What the four days do

The architecture over four days is designed to move through three phases. Wednesday and Thursday morning: orientation and establishment — the group finds its register, each person stakes out what they are working on, the facilitators calibrate to the room. Thursday afternoon through Friday: depth — the sessions get better as the shared experience accumulates, the unstructured time does its work, people take risks they would not have taken forty-eight hours earlier. Saturday: landing — not summary, not celebration, but the quiet consolidation of whatever happened.

The physical rhythm — breathwork, surf, session, afternoon, dinner, session — is not decoration. Most executive peer programs run in conference rooms and coffee breaks. The body is absent. The result is a conversation that could have happened over Zoom, except with worse posture and a more expensive hotel room. The body's presence changes the conversation. The surf session in particular — two or three hours in an unfamiliar physical medium, guided by people who know this wave better than anyone, where status and credential cannot be performed — changes how people arrive at the table afterward. The evening sessions would not be as good without the morning ones. That is the architecture.

There is no keynote speaker. There is no whiteboard. There are no slides. The only deliverable is the conversation, and the conversation is yours.
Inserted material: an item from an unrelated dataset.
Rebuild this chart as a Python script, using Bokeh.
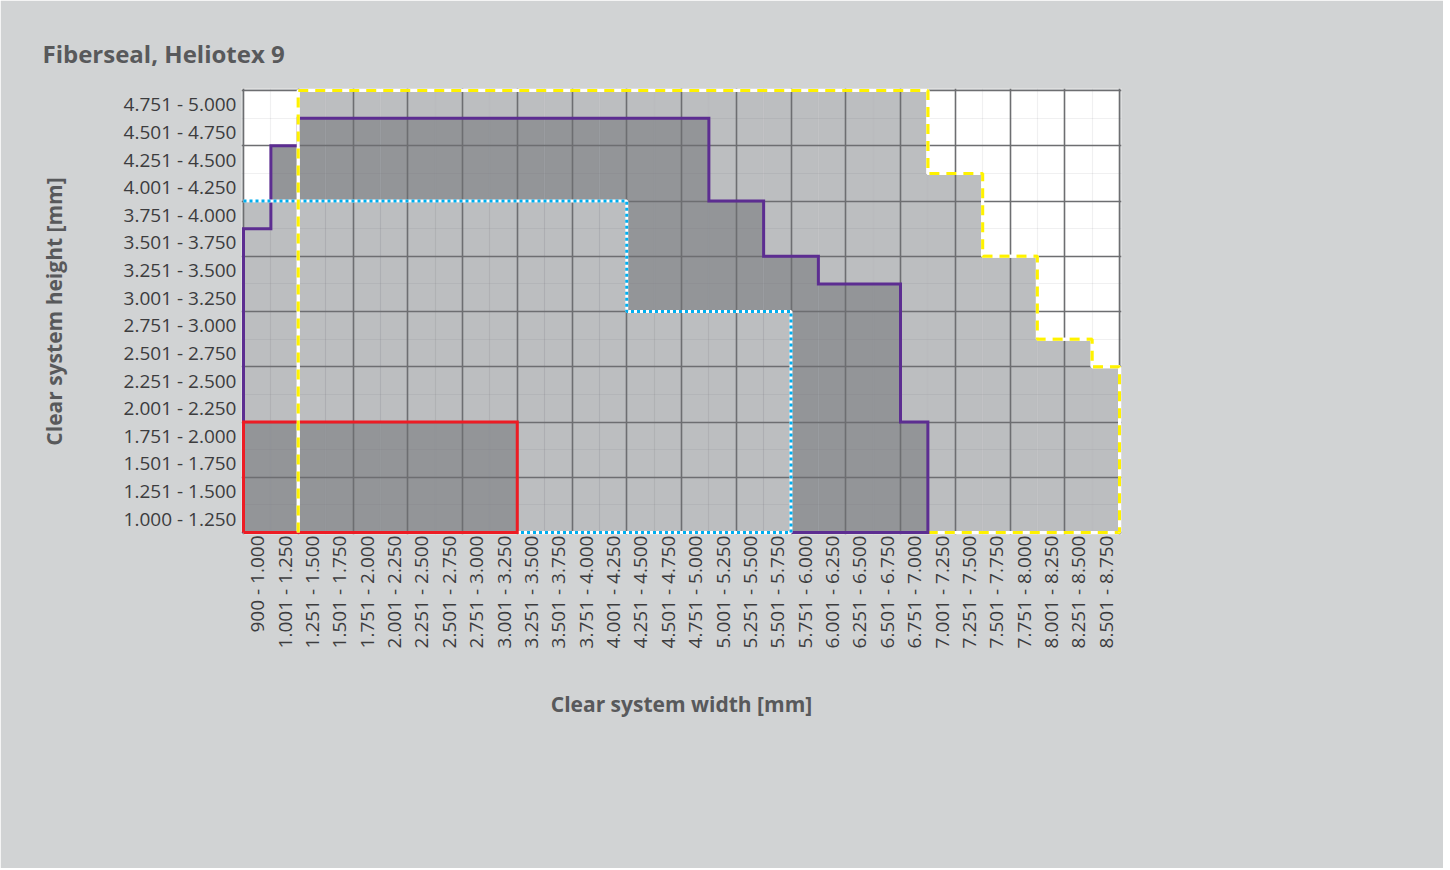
import math
from bokeh.plotting import figure
from bokeh.models import Range1d, FixedTicker, Title
from bokeh.embed import file_html
from bokeh.resources import INLINE

# ---------------- data ----------------
title_text = "Fiberseal, Heliotex 9"
x_title = "Clear system width [mm]"
y_title = "Clear system height [mm]"

width_labels = [
    "900 - 1.000", "1.001 - 1.250", "1.251 - 1.500", "1.501 - 1.750",
    "1.751 - 2.000", "2.001 - 2.250", "2.251 - 2.500", "2.501 - 2.750",
    "2.751 - 3.000", "3.001 - 3.250", "3.251 - 3.500", "3.501 - 3.750",
    "3.751 - 4.000", "4.001 - 4.250", "4.251 - 4.500", "4.501 - 4.750",
    "4.751 - 5.000", "5.001 - 5.250", "5.251 - 5.500", "5.501 - 5.750",
    "5.751 - 6.000", "6.001 - 6.250", "6.251 - 6.500", "6.501 - 6.750",
    "6.751 - 7.000", "7.001 - 7.250", "7.251 - 7.500", "7.501 - 7.750",
    "7.751 - 8.000", "8.001 - 8.250", "8.251 - 8.500", "8.501 - 8.750",
]
height_labels = [
    "1.000 - 1.250", "1.251 - 1.500", "1.501 - 1.750", "1.751 - 2.000",
    "2.001 - 2.250", "2.251 - 2.500", "2.501 - 2.750", "2.751 - 3.000",
    "3.001 - 3.250", "3.251 - 3.500", "3.501 - 3.750", "3.751 - 4.000",
    "4.001 - 4.250", "4.251 - 4.500", "4.501 - 4.750", "4.751 - 5.000",
]
height_min_mm = 1000
height_step_mm = 250

# maximum clear height [mm] per width column (0 = not available)
yellow_max = [0, 0, 5000, 5000, 5000, 5000, 5000, 5000, 5000, 5000, 5000, 5000,
              5000, 5000, 5000, 5000, 5000, 5000, 5000, 5000, 5000, 5000, 5000, 5000,
              5000, 4250, 4250, 3500, 3500, 2750, 2750, 2500]
purple_max = [3750, 4500, 4750, 4750, 4750, 4750, 4750, 4750, 4750, 4750, 4750, 4750,
              4750, 4750, 4750, 4750, 4750, 4000, 4000, 3500, 3500, 3250, 3250, 3250,
              2000, 0, 0, 0, 0, 0, 0, 0]
blue_max = [4000, 4000, 4000, 4000, 4000, 4000, 4000, 4000, 4000, 4000, 4000, 4000,
            4000, 4000, 3000, 3000, 3000, 3000, 3000, 3000, 0, 0, 0, 0,
            0, 0, 0, 0, 0, 0, 0, 0]
red_max = [2000, 2000, 2000, 2000, 2000, 2000, 2000, 2000, 2000, 2000, 0, 0,
           0, 0, 0, 0, 0, 0, 0, 0, 0, 0, 0, 0,
           0, 0, 0, 0, 0, 0, 0, 0]

# ---------------- styles ----------------
PANEL = "#d1d3d4"
LIGHT = "#bcbec0"
DARK = "#939598"
GRID = "#6d6e71"
TEXT = "#58595b"
TICK = "#3c3c3e"
YELLOW = "#fff200"
PURPLE = "#5c2d91"
BLUE = "#00aeef"
RED = "#ed1c24"

ncol = len(width_labels)
nrow = len(height_labels)


def rows(hs):
    return [(h - height_min_mm) / height_step_mm if h > 0 else 0 for h in hs]


yr = rows(yellow_max)
pr = rows(purple_max)
br = rows(blue_max)
rr = rows(red_max)
union_r = [max(a, b) for a, b in zip(yr, br)]


def span(r):
    idx = [k for k, v in enumerate(r) if v > 0]
    return idx[0], idx[-1] + 1


def steps(r):
    s, e = span(r)
    xs, ys = [], []
    for k in range(s, e):
        xs += [k, k + 1]
        ys += [r[k], r[k]]
    return s, e, xs, ys


px_pad_x = 2 / 27.375
px_pad_y = 2 / 27.625

p = figure(width=1443, height=868, output_backend="svg", toolbar_location=None,
           x_range=Range1d(-px_pad_x, ncol + px_pad_x),
           y_range=Range1d(-px_pad_y, nrow + px_pad_y),
           min_border_left=241, min_border_right=322,
           min_border_top=88, min_border_bottom=334)
p.background_fill_color = PANEL
p.border_fill_color = PANEL
p.outline_line_color = None

# fills
cols = list(range(ncol))
rights = [c + 1 for c in cols]
p.quad(left=[0], right=[ncol], bottom=[0], top=[nrow], fill_color="white",
       line_color=None, level="image")
p.quad(left=cols, right=rights, bottom=0, top=union_r,
       fill_color=LIGHT, line_color=None, level="image")
p.quad(left=cols, right=rights, bottom=0, top=pr,
       fill_color=DARK, line_color=None, level="image")
p.quad(left=cols, right=rights, bottom=0, top=br,
       fill_color=LIGHT, line_color=None, level="image")
p.quad(left=cols, right=rights, bottom=0, top=rr,
       fill_color=DARK, line_color=None, level="image")

# grid
p.xgrid.ticker = FixedTicker(ticks=list(range(0, ncol + 1, 2)),
                             minor_ticks=list(range(1, ncol, 2)))
p.ygrid.ticker = FixedTicker(ticks=list(range(0, nrow + 1, 2)),
                             minor_ticks=list(range(1, nrow, 2)))
for g in (p.xgrid, p.ygrid):
    g.grid_line_color = GRID
    g.grid_line_width = 1.6
    g.minor_grid_line_color = GRID
    g.minor_grid_line_alpha = 0.1
    g.minor_grid_line_width = 1.2

YDASH = "10 7"

# outlines
s, e, xs, ys = steps(yr)
y_closed_x = [s] + xs + [e, s]
y_closed_y = [0] + ys + [0, 0]
p.line(y_closed_x, y_closed_y, line_color="white", line_width=3)
p.line(y_closed_x, y_closed_y, line_color=YELLOW, line_width=3, line_dash=YDASH)

s, e, xs, ys = steps(pr)
p.line([s] + xs + [e, s], [0] + ys + [0, 0], line_color=PURPLE, line_width=3,
       line_join="miter")

s, e, xs, ys = steps(br)
bx = xs + [e, s]
by = ys + [0, 0]
p.line(bx, by, line_color="white", line_width=3)
p.line(bx, by, line_color=BLUE, line_width=3, line_dash="3 3")

s, e, xs, ys = steps(rr)
p.line([s] + xs + [e, s], [0] + ys + [0, 0], line_color=RED, line_width=3,
       line_join="miter")

s, e, xs, ys = steps(yr)
yo_x = [s] + xs + [e]
yo_y = [0] + ys + [0]
p.line(yo_x, yo_y, line_color="white", line_width=3)
p.line(yo_x, yo_y, line_color=YELLOW, line_width=3, line_dash=YDASH)

# axes
p.xaxis.ticker = FixedTicker(ticks=[k + 0.5 for k in range(ncol)])
p.xaxis.major_label_overrides = {k + 0.5: lab for k, lab in enumerate(width_labels)}
p.yaxis.ticker = FixedTicker(ticks=[k + 0.5 for k in range(nrow)])
p.yaxis.major_label_overrides = {k + 0.5: lab for k, lab in enumerate(height_labels)}
p.xaxis.major_label_orientation = math.pi / 2

for ax in (p.xaxis, p.yaxis):
    ax.axis_line_color = None
    ax.major_tick_line_color = None
    ax.minor_tick_line_color = None
    ax.major_label_text_font = "Open Sans"
    ax.major_label_text_font_size = "19px"
    ax.major_label_text_color = TICK
    ax.axis_label_text_font = "Open Sans"
    ax.axis_label_text_font_size = "21px"
    ax.axis_label_text_font_style = "bold"
    ax.axis_label_text_color = TEXT

p.xaxis.axis_label = x_title
p.yaxis.axis_label = y_title
p.xaxis.major_label_standoff = -5
p.yaxis.major_label_standoff = -1
p.xaxis.axis_label_standoff = 39
p.yaxis.axis_label_standoff = 53

p.title = Title(text=title_text, align="left", offset=-199,
                text_font="Open Sans", text_font_size="24px",
                text_font_style="bold", text_color=TEXT, standoff=38)

open("out.html", "w").write(file_html(p, INLINE))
Questions about the format? Write us at hello@templosaladita.com

Frequently asked questions about scheduling

What time should I arrive on Wednesday?
The recommended arrival window is 2pm to 5pm local time. This gives you time to settle, walk to the beach, and be present for the opening dinner at 6:30pm. We coordinate group transfers from ZIH in the early-to-mid afternoon. If your flight schedule requires an earlier or later arrival, let us know in the pre-retreat logistics email and we will sort the transfer.
What time does the retreat end on Saturday?
Saturday morning runs from approximately 6am to 11am. The final closing session ends around 10am. Most participants depart for ZIH airport between 10:30am and noon to catch early afternoon flights. We coordinate group transfers on Saturday morning. If you are extending your stay, check-out is by noon and luggage storage is available.
How much is structured vs. unstructured time?
Roughly forty percent of waking hours are in structured programming — breathwork, surf, facilitated sessions, evening working sessions. The remaining sixty percent is genuinely unstructured afternoon time. The open afternoon is not filler; it is the recovery window that makes the evening sessions possible. Executives who run on fully packed schedules sometimes experience the first open afternoon as disorienting, and then as the most valuable part of the day.
Is the breathwork session mandatory?
No. The 6am breathwork session is offered and unforced. Participants who prefer a slower start can use the time for quiet work or rest without friction. No prior breathwork experience is needed. Roughly two-thirds of participants attend each morning in practice.
Can I spend time off the property during the retreat?
Yes, during unstructured afternoon time. La Saladita village has restaurants (Paco's, Crispy Fish, Marejada) within walking distance. The beach is a minute from the property gate. The only ask is to be back at the property for dinner, where the evening sessions begin. Most participants choose to stay on the property during the afternoon — it is genuinely pleasant enough — but the village is accessible.